(Source code of charts)
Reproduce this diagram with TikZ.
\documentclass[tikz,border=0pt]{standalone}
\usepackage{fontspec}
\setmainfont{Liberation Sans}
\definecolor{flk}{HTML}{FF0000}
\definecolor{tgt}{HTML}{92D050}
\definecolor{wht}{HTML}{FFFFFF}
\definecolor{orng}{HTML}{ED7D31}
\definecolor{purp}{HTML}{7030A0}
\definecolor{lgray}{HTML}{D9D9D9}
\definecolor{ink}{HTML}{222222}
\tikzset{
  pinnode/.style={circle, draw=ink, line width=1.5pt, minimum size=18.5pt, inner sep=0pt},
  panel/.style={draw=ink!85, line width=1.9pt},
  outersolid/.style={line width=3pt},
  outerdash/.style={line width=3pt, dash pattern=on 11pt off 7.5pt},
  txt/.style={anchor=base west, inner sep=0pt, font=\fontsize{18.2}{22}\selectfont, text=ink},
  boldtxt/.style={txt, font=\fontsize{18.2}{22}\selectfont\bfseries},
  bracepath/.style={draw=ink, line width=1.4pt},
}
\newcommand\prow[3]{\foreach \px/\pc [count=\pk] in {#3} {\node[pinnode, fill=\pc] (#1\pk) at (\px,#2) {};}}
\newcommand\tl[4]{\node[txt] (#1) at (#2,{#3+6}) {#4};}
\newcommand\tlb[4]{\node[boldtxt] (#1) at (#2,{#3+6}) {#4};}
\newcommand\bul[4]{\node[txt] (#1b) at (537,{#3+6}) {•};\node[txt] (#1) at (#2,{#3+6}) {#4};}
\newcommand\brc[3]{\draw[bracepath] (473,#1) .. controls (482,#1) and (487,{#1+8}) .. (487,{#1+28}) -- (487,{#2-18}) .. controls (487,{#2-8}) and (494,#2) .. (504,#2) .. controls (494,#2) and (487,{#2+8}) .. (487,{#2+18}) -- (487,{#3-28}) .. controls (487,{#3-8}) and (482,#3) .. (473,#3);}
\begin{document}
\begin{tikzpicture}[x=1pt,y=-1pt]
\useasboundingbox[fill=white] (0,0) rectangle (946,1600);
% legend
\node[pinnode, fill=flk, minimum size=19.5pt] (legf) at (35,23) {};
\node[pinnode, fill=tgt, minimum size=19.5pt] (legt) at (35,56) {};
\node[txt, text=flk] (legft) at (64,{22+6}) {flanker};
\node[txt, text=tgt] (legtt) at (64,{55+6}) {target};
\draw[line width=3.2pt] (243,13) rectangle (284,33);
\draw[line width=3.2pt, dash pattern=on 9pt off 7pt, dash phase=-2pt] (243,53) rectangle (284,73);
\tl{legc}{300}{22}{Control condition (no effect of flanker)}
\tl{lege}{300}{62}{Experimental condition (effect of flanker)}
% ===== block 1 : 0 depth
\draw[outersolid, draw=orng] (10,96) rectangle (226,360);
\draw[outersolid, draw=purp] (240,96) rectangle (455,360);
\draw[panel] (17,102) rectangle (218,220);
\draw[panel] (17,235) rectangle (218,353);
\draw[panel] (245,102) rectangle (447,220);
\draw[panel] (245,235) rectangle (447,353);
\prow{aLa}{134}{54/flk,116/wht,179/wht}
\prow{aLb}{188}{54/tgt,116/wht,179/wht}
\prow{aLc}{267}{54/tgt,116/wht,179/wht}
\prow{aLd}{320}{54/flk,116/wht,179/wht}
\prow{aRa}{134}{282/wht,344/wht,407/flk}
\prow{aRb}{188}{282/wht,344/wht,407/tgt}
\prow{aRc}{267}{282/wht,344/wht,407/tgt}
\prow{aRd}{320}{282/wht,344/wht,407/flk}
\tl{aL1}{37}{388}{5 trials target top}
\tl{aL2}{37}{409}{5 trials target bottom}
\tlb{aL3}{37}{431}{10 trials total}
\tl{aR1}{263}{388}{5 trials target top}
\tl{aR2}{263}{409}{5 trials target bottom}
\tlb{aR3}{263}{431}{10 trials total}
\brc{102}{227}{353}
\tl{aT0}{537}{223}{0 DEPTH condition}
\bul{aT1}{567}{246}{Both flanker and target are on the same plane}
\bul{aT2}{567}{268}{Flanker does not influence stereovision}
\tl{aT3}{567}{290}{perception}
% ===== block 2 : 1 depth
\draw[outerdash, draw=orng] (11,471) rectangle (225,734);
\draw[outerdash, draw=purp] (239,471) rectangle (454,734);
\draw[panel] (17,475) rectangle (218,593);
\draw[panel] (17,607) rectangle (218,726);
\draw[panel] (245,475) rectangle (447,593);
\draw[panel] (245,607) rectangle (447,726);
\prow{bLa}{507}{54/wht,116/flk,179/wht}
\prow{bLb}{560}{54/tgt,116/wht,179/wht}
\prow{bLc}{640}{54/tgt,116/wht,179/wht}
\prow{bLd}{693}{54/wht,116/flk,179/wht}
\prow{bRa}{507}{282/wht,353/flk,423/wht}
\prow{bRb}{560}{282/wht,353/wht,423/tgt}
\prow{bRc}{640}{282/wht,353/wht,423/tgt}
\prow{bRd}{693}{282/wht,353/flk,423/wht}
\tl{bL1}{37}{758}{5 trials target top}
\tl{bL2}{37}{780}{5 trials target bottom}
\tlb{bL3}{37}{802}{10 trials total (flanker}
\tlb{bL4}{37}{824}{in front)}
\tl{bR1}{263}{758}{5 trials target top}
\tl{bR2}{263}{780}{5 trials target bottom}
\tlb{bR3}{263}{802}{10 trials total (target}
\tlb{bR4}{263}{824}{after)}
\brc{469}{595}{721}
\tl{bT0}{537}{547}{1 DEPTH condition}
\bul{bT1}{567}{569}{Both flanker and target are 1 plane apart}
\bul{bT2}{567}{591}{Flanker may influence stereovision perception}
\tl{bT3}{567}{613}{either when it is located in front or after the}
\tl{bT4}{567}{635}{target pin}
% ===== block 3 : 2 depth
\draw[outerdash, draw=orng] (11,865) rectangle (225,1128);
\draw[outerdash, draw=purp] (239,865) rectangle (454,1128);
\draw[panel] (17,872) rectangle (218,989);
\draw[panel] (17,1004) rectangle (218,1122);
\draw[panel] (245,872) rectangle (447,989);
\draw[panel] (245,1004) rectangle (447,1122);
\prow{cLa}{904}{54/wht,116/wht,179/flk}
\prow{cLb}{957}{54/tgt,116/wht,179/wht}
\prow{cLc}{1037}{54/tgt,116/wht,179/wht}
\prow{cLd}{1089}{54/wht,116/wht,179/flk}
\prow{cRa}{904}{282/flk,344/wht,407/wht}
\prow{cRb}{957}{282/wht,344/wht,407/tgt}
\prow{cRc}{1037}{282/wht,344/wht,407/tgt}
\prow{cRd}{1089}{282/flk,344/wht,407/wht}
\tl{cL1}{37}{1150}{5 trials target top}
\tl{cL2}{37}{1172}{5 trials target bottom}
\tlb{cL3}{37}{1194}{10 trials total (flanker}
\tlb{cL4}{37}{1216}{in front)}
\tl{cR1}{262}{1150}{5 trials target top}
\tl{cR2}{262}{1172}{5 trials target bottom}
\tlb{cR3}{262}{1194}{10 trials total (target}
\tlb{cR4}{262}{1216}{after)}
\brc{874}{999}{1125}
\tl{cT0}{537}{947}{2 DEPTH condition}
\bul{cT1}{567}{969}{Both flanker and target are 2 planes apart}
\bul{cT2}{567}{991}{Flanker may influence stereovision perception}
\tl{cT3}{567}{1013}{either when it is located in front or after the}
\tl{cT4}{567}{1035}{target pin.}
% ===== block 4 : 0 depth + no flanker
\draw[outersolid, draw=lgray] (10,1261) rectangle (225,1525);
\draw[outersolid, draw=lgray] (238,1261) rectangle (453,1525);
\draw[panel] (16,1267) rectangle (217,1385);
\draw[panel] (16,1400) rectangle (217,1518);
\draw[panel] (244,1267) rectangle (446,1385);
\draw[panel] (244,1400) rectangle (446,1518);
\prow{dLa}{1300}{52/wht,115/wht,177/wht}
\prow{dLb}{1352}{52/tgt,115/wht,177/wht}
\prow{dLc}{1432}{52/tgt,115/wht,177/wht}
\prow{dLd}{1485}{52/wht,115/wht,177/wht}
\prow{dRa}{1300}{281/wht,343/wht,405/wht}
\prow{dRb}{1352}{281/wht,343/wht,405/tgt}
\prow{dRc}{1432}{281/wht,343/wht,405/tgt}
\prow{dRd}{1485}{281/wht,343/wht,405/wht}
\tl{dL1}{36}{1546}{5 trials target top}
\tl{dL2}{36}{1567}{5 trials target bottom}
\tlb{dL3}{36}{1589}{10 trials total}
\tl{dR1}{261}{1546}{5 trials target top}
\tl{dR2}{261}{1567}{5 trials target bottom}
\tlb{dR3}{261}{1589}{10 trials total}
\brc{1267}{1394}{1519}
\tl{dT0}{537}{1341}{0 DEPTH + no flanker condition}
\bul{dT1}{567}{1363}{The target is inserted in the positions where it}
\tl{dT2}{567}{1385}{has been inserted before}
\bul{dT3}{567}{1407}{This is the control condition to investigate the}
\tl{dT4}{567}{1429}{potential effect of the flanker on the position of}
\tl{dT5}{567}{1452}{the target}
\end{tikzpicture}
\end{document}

---

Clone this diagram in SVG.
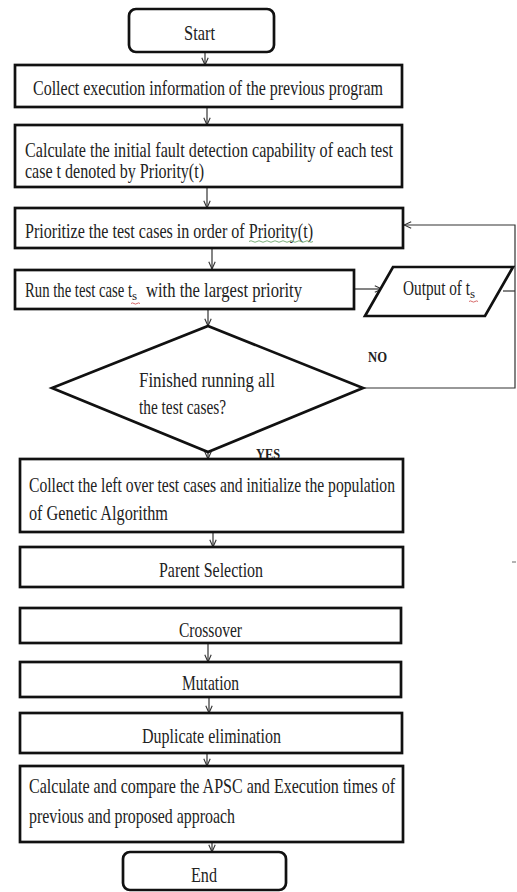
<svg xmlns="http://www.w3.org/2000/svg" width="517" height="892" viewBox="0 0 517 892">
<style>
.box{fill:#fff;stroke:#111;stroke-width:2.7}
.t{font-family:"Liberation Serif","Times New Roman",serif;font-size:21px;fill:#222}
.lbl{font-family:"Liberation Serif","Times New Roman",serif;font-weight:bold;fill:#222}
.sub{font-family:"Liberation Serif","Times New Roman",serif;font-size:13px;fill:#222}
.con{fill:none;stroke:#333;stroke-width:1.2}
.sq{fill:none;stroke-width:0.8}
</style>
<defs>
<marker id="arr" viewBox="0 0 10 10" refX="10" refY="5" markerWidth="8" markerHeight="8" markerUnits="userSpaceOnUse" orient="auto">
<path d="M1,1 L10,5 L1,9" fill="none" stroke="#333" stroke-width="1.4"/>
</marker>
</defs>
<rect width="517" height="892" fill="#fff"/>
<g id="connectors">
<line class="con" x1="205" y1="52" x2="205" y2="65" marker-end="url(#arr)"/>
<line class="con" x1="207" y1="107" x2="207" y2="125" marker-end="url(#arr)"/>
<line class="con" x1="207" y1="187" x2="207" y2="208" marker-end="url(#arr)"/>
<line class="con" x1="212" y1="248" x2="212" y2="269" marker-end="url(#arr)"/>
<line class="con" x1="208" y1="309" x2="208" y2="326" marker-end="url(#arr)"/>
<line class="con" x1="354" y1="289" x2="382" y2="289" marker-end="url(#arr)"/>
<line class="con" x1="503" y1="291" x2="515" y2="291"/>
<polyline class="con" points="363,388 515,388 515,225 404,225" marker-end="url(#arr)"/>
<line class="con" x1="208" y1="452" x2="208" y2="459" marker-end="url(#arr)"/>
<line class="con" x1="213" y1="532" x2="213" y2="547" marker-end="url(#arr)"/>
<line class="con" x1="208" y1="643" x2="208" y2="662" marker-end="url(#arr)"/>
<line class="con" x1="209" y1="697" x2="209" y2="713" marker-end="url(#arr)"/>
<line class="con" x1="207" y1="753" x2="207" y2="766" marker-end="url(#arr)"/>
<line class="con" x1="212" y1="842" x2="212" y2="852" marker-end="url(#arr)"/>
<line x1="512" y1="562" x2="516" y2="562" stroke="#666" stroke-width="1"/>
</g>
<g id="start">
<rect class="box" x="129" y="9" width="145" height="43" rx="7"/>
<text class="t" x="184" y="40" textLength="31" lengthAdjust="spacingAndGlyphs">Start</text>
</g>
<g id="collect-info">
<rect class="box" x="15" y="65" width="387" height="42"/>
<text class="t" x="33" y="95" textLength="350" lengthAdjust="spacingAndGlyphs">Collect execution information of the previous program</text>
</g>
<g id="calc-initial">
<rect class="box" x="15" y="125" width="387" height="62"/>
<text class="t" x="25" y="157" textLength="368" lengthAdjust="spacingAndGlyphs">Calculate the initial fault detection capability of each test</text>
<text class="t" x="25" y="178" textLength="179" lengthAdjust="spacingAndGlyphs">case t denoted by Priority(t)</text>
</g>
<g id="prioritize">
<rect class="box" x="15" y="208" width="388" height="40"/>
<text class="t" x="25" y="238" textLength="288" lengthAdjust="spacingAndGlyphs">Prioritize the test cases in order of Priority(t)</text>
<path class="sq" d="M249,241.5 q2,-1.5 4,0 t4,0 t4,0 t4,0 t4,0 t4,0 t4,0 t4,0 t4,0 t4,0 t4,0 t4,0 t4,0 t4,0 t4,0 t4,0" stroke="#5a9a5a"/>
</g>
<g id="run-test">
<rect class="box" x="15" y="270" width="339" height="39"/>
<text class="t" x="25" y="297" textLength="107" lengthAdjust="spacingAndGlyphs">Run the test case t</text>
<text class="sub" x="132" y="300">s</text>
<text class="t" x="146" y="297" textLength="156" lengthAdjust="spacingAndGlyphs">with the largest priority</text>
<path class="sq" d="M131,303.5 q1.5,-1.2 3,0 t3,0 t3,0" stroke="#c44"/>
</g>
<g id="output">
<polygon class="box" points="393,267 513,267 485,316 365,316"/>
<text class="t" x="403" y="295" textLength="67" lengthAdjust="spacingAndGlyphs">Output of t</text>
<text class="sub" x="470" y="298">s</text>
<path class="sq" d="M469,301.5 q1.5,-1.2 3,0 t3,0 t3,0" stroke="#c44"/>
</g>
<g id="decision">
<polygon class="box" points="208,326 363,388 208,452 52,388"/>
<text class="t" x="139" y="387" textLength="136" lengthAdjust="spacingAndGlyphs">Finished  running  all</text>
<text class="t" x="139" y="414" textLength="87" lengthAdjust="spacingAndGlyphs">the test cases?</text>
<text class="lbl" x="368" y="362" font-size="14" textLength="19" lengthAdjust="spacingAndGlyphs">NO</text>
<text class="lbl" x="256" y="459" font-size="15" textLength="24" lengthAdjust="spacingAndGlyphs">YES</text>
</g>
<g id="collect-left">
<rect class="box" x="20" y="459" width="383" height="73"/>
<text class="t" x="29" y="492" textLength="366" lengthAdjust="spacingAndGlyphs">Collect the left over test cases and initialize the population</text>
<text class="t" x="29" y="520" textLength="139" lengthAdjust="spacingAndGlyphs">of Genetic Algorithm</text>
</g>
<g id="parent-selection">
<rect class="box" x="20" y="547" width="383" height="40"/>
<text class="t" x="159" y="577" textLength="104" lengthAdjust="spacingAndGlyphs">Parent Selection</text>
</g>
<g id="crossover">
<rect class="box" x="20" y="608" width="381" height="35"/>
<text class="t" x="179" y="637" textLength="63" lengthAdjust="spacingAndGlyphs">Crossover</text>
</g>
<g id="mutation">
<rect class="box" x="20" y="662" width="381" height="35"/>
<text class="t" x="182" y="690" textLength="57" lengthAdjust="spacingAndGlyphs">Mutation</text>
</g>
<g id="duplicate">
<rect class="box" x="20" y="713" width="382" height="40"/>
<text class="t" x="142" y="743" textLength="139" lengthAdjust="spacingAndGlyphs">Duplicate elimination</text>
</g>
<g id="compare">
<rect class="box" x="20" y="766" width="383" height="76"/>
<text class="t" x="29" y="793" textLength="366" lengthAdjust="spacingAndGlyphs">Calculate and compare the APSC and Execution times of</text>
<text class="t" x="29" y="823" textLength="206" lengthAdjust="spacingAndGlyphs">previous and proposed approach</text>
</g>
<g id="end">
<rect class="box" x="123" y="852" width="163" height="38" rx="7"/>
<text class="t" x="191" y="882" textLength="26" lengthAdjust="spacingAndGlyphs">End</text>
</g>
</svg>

### WHAT THIS TASK INVOLVES
Report how many lines of the data contain the word "diagram", using the number alone.

### SOLUTION FOR THIS PROBLEM
2